=== Data listing ===
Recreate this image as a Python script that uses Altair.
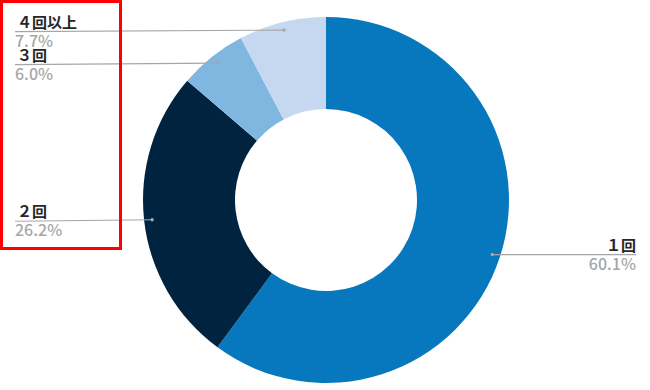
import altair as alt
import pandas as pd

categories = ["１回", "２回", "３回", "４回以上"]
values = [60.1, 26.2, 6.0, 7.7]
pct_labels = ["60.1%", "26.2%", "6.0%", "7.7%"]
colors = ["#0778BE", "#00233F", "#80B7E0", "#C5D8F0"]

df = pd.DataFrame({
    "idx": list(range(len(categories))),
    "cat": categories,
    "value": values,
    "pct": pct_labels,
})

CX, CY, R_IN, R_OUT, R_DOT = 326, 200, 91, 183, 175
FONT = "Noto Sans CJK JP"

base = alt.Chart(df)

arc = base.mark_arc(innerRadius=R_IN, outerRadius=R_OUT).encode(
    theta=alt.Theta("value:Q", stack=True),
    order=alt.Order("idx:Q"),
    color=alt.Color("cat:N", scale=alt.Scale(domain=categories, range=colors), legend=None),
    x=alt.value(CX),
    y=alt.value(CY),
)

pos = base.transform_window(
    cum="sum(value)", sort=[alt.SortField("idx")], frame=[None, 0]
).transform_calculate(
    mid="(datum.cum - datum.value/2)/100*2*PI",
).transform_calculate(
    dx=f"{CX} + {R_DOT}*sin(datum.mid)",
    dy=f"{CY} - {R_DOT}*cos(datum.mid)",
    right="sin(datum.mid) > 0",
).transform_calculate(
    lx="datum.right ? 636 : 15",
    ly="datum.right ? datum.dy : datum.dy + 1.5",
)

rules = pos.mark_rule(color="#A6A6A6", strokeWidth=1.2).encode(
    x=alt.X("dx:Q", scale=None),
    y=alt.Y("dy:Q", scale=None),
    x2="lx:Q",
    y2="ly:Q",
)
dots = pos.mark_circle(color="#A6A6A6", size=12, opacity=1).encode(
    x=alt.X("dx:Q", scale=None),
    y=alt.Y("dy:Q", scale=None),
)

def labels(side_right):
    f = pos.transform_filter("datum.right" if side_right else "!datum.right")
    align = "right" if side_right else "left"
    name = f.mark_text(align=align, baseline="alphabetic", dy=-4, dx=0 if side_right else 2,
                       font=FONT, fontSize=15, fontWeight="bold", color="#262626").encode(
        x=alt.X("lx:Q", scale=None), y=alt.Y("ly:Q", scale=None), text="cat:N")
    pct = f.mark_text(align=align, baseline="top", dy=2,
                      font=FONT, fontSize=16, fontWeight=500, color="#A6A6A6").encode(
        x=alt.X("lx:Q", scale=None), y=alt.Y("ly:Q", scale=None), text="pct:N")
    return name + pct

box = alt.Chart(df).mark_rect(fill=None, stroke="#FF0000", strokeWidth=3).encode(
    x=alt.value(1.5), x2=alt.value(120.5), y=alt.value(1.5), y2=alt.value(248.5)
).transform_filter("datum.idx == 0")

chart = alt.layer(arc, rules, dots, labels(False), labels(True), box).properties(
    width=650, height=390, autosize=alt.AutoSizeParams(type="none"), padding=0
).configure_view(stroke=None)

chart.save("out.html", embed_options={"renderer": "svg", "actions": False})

...

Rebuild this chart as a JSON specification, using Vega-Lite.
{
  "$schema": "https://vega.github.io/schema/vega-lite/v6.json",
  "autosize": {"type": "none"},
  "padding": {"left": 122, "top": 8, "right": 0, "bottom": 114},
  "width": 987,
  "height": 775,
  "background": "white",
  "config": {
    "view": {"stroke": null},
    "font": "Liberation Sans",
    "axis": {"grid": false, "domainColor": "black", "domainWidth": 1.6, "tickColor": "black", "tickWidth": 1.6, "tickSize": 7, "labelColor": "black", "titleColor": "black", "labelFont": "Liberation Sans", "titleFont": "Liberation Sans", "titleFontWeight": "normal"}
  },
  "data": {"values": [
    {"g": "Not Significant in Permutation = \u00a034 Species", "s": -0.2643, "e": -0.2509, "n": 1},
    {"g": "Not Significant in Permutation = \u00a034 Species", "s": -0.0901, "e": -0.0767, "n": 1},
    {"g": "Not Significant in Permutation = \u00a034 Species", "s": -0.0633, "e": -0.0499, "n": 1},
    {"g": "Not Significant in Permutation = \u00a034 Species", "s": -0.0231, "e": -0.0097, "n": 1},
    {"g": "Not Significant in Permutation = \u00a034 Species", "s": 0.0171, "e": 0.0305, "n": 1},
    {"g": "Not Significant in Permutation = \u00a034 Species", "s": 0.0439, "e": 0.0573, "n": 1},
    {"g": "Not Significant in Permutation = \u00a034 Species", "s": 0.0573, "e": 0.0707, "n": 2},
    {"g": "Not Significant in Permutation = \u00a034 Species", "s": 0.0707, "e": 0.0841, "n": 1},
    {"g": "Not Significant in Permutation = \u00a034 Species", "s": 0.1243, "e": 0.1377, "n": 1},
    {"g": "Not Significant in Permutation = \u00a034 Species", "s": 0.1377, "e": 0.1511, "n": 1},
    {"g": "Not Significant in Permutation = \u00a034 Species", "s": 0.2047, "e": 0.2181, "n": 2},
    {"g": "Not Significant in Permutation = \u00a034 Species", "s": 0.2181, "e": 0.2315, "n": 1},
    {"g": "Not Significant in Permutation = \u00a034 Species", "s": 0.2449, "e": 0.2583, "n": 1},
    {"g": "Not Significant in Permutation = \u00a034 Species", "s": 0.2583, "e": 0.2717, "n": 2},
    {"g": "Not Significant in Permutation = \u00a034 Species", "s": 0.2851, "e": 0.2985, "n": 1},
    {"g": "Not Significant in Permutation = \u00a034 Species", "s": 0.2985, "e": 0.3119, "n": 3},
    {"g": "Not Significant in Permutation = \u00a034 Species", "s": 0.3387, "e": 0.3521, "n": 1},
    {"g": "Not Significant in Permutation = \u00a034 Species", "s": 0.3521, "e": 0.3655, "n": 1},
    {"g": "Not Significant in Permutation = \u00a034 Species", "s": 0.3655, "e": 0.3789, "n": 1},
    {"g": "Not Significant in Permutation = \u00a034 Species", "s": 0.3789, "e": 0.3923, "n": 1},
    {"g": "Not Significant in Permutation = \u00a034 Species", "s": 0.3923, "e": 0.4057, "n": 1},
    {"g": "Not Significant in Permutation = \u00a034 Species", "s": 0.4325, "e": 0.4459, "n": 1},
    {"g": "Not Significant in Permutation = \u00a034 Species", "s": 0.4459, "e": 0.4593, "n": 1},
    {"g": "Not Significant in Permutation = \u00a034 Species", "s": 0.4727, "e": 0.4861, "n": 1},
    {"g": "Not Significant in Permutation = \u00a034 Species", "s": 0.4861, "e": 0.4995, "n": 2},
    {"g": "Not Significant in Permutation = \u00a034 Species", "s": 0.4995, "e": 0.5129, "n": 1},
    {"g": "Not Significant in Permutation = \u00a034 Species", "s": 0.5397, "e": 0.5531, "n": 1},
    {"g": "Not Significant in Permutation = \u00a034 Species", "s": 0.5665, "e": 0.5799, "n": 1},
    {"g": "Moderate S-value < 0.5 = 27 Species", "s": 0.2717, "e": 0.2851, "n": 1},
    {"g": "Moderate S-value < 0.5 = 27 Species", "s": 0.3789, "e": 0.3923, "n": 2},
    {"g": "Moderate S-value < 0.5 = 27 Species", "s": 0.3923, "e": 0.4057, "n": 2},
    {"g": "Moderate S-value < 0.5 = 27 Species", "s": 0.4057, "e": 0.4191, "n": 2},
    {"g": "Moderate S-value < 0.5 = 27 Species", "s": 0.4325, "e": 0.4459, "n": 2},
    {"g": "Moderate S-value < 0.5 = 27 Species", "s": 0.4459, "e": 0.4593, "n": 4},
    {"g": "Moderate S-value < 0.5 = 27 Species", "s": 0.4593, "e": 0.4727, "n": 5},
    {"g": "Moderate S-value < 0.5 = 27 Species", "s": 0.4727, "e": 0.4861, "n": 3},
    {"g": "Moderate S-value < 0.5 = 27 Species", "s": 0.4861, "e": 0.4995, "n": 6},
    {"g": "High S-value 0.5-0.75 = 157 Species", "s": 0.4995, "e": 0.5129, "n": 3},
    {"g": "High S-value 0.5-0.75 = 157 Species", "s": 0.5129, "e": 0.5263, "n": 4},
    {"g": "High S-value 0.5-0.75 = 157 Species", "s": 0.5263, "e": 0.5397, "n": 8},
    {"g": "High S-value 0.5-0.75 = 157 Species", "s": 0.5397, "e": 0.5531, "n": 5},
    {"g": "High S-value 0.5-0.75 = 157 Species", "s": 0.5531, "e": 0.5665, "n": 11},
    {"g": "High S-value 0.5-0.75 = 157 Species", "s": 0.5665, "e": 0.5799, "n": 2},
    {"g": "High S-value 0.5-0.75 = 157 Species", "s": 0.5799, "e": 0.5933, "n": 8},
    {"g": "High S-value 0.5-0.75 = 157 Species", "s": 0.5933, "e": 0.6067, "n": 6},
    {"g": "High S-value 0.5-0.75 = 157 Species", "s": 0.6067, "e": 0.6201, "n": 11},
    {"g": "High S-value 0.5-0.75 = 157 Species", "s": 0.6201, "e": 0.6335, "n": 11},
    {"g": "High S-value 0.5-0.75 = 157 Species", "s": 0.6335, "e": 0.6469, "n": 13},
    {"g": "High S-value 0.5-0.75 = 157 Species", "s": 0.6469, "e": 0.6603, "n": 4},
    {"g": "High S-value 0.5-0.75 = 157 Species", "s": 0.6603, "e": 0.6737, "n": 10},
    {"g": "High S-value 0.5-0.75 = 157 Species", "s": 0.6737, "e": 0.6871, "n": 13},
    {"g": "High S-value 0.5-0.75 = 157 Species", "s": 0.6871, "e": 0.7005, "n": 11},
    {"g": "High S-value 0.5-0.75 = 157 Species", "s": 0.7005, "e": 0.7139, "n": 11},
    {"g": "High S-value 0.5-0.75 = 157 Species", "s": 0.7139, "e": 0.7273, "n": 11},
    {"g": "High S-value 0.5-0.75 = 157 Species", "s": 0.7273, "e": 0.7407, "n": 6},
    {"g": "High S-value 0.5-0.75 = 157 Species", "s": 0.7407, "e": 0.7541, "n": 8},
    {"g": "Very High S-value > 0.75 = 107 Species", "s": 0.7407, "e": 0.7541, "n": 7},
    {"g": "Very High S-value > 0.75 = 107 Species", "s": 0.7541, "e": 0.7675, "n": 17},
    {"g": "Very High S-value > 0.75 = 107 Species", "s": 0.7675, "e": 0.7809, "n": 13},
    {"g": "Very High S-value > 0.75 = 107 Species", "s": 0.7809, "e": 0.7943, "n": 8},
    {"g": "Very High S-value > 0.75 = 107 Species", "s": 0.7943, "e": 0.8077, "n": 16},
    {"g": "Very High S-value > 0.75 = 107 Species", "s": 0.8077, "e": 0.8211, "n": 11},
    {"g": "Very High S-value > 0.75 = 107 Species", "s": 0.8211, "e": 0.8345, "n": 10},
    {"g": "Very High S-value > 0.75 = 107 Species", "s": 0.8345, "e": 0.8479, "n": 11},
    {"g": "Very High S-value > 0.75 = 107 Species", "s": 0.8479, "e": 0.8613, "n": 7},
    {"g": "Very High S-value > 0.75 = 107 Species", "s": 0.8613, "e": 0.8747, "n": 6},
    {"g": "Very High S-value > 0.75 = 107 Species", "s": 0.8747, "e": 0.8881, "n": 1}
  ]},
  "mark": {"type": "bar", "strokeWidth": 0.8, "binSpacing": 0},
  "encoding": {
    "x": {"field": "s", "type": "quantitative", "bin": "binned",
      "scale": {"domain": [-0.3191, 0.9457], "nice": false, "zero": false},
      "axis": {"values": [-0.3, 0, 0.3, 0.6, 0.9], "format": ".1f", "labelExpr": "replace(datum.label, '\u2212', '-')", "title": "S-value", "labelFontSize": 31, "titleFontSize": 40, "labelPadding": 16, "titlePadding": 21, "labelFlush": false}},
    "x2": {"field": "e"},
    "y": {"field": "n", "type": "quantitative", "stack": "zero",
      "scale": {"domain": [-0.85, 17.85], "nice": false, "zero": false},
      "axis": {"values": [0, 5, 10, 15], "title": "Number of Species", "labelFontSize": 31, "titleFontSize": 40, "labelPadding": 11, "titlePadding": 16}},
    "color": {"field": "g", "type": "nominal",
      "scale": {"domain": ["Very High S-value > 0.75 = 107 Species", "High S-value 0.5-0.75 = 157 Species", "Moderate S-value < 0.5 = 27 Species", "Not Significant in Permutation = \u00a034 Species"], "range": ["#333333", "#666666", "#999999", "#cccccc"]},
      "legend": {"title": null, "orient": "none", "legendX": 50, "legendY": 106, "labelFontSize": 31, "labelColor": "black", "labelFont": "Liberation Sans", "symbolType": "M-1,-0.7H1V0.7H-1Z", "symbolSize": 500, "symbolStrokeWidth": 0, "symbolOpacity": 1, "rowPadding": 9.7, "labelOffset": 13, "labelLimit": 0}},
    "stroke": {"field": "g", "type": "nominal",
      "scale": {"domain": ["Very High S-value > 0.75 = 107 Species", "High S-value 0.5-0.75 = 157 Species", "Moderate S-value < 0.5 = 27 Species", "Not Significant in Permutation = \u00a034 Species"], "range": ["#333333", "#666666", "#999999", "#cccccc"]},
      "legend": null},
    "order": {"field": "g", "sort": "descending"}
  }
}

=== Requirement ===
Pick out each line containing "this" and report it.

=== Solution ===
Recreate this image as a Python script that uses Altair.
Rebuild this chart as a JSON specification, using Vega-Lite.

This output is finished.